I have always felt strongly that it is our responsibility as humans to learn as much as we can about atrocities such as the Holocaust, so that we do what we can to honor victims, prevent its memory from being lost in time, and make sure it is never repeated. For me that means standing in the place, and accessing my empathy to imagine what it would have been like to be in someone else’s shoes. Every 9/11, I always look closely at the images of jumpers because I never ever want to forget what that may have been like.


We just returned from this trip, which we started in Krakow, Poland, meeting up with my mom and my brother Andy. We all flew in from our respective places. Together we shared 3 days in a country we didn’t know much about, but now on the other side of this experience, we have so much to reflect on. I’ll start by saying that Krakow is a really interesting city worth visiting, bustling with activity, restaurants, history, and encircled by beautiful geography. It is so much more than what I expected it to be. The people are truly lovely, and we had wonderful hosts in Jakub Vanek and Piotr Strycharczuk, who showed us around.


It would be impossible to encapsulate the experience we had visiting Auschwitz-Birkenau in a post. It would also hideously fail to honor the 1.3 MILLION humans who were subject to this cruel place of death and horror. 1.1 MILLION were not merely murdered; there are no other words for it: they were tortured and purposefully exterminated; 90% were Jewish people.


For me to share with you in a single blog what we saw and heard would never have the impact it merits. In fact, after our day with a private tour given by an outstandingly knowledgeable women, Marta Bielska, I think it’s fair to say that each of the four of us have had to reflect in our own way in an effort to process elements of what we saw there.


In my processing, I found myself reflecting on some horrific scenes, and every time I start to write something it becomes perhaps too intense for this forum. I tend to be someone who seeks to help others step into a feeling – but this didn’t seem right.


I started to describe what would have been the experience of a family (perhaps one like yours) – a father, mother, children of varying ages, a grandfather…but what I wrote was sickening.  It seems like you really must walk through Auschwitz to begin to comprehend the immensity of it all. Having read about it in many ways over my lifetime, and as a child, having spent time with survivors with numbers tattooed on their arms, and having read Viktor Frankl’s book, Man’s Search for Meaning through new eyes last year – sure those experiences have offered me perspective, but nothing can match the immensity of what we saw being there.


I myself chose to stand in the place that was a firing squad line, looking outward and wondering what it would have been like. I chose to stand in a dark 3.5 x 3.5 stone cell where 4 humans were forced to stand overnight with no ventilation in the dark, before being sent out to work all day in the freezing cold with only a small bit of soup made from the leaves of an oak tree and water to nourish them, only to have to return to that same cell and stand all night again—that is, if they were still surviving, over and over again.

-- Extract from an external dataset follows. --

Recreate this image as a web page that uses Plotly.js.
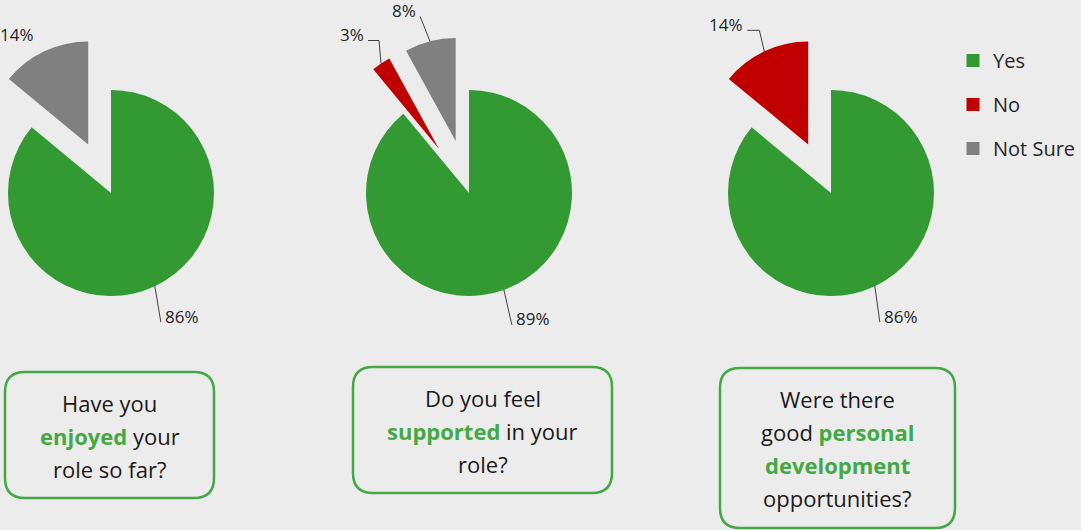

For me, this is some of how I choose to connect, to relate, to honor each human who exited a crowded train car to be sent immediately to a gas chamber or who made it through the line only to be tortured in other ways first.


I’ll leave it here:


My purpose for this post at a time when we spend more time creating facts out of headlines and worrying about the small stuff, is to share the importance of learning and growing and having agency and honoring one another. Each one of us is a member of this global community, and we have the responsibility to explore ways to make it the best it can be – a win-win for all instead of I win, and you lose. We each can choose whether or not we want to expand our perspective, to learn and grow – to find out the things we don’t know that we don’t know, or instead we can stand in our own righteous box and…be right.


What’s more important?


If you have gotten to the end of this post, thank you.  What is one choice you can make – in or out of work – to learn something new about a person, community or topic that will expand your perspective and build a bridge for the benefit of everyone?